-- START Recorded data --

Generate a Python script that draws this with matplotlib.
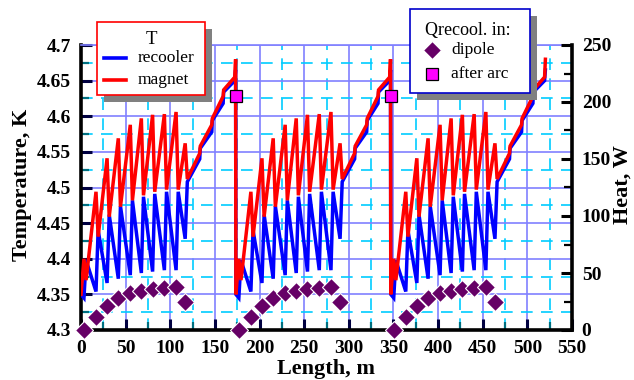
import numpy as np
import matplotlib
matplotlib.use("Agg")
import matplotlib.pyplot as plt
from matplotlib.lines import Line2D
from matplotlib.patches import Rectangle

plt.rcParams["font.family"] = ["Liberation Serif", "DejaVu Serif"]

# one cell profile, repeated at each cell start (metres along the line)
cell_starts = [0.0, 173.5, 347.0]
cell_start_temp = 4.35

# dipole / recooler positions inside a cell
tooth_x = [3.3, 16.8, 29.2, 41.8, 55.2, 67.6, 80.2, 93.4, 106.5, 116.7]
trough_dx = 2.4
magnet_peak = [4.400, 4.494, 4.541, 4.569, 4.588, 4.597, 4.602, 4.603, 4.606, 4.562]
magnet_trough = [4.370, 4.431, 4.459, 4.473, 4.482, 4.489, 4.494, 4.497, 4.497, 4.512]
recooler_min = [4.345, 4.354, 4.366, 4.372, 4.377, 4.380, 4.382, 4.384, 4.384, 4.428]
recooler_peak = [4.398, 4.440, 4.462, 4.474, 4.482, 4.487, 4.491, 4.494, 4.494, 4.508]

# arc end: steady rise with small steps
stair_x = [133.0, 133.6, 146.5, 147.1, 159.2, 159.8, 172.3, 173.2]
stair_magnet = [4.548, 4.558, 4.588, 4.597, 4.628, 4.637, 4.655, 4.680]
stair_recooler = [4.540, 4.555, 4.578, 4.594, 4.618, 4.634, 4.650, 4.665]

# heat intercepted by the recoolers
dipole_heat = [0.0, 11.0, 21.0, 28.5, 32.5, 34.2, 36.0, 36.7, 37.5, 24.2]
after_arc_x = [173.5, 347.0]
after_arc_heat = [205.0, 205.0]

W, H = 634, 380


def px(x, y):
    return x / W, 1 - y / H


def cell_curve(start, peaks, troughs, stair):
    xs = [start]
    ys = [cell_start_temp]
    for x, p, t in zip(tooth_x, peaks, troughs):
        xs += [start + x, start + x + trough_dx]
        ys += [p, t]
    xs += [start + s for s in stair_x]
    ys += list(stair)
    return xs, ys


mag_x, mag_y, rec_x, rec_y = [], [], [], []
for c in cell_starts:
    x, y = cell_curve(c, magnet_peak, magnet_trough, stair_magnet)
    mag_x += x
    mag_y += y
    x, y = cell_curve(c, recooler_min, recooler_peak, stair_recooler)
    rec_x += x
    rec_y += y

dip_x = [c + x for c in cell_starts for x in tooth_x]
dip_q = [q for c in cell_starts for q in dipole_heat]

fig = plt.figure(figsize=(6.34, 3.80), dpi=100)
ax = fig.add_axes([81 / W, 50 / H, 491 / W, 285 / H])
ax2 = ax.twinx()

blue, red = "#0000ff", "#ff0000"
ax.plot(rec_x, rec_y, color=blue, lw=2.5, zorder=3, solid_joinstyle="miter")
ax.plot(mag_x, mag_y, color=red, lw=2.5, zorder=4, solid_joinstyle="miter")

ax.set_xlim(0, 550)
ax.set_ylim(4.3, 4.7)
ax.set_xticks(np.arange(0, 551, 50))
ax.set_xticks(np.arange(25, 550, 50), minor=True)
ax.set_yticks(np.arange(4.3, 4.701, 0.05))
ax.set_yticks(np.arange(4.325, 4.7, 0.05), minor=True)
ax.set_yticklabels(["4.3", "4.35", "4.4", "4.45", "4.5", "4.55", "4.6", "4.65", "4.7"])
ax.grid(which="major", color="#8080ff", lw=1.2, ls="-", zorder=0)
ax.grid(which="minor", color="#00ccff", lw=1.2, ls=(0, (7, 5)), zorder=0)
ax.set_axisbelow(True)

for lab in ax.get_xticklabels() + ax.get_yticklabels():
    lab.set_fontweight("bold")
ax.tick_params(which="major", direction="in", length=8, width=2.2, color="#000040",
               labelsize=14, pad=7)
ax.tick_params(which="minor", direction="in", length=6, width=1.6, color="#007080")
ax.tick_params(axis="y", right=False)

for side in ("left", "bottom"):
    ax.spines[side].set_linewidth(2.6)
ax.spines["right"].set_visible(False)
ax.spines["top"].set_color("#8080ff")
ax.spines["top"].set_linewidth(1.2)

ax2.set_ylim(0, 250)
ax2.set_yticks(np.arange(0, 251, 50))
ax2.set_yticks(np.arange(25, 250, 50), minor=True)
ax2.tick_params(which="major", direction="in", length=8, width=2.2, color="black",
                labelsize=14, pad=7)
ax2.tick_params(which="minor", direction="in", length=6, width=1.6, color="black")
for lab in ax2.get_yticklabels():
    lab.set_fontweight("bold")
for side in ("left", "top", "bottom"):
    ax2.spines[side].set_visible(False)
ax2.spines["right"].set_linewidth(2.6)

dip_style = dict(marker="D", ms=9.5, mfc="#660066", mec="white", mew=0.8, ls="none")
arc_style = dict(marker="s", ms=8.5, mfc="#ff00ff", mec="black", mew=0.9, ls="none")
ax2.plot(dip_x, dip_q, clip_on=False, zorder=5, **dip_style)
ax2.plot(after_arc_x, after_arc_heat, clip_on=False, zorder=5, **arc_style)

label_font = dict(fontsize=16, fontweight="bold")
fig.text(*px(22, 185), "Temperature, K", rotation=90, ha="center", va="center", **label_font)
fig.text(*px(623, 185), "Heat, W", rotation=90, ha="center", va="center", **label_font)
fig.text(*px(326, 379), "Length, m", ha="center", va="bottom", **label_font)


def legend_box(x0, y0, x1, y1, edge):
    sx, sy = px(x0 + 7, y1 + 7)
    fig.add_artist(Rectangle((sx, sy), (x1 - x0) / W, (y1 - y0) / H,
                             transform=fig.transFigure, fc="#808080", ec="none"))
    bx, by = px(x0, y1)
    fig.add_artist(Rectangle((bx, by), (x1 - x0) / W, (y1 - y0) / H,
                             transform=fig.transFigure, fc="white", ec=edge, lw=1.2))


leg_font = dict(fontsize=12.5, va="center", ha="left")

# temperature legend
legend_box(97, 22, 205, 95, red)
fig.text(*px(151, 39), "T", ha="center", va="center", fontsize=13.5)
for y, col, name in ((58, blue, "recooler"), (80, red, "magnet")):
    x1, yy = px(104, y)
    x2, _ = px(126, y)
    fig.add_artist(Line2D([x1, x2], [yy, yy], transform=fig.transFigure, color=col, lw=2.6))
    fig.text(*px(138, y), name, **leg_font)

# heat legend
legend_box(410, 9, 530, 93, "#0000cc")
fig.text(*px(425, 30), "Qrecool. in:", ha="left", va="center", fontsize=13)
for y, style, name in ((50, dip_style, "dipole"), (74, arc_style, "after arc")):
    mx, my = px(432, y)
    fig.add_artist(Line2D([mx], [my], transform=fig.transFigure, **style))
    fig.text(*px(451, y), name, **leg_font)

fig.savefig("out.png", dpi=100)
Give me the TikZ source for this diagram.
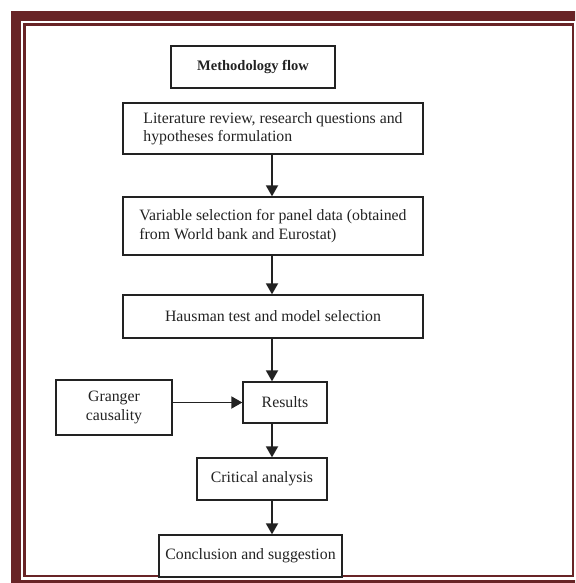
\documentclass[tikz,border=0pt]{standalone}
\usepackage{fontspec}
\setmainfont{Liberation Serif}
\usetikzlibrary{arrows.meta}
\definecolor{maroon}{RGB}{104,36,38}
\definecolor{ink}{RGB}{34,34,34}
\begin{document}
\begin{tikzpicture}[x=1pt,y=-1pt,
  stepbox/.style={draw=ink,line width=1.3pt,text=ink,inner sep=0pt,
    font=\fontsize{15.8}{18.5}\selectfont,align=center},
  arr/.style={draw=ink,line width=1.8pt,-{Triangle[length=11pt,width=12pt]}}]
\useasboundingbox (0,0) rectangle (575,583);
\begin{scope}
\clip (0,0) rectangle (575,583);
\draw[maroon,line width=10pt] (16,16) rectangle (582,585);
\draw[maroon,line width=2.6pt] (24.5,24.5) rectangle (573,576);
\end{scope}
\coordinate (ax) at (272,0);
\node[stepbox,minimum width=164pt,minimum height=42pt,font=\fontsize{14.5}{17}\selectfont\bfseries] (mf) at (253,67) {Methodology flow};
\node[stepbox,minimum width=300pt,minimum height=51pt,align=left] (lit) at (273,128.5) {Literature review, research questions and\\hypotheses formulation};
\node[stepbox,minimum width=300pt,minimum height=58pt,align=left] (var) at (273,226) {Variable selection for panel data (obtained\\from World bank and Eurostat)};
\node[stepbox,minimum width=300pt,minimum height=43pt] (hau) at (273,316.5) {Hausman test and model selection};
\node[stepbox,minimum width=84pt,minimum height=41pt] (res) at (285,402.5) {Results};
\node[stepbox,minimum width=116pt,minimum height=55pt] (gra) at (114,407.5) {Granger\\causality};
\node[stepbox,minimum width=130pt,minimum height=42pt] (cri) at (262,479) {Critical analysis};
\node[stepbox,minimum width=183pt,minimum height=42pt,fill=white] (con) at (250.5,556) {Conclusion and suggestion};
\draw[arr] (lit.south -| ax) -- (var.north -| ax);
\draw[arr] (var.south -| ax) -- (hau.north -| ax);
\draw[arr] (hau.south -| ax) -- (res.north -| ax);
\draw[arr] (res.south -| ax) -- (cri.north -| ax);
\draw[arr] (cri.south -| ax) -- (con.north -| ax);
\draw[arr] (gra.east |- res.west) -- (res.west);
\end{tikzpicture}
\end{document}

-- END Recorded data --

__Task description__
Print the data above verbatim from the first line through the line holding "cell_start_temp = 4.35", leaving every picture out.

__Problem solution__
Generate a Python script that draws this with matplotlib.
import numpy as np
import matplotlib
matplotlib.use("Agg")
import matplotlib.pyplot as plt
from matplotlib.lines import Line2D
from matplotlib.patches import Rectangle

plt.rcParams["font.family"] = ["Liberation Serif", "DejaVu Serif"]

# one cell profile, repeated at each cell start (metres along the line)
cell_starts = [0.0, 173.5, 347.0]
cell_start_temp = 4.35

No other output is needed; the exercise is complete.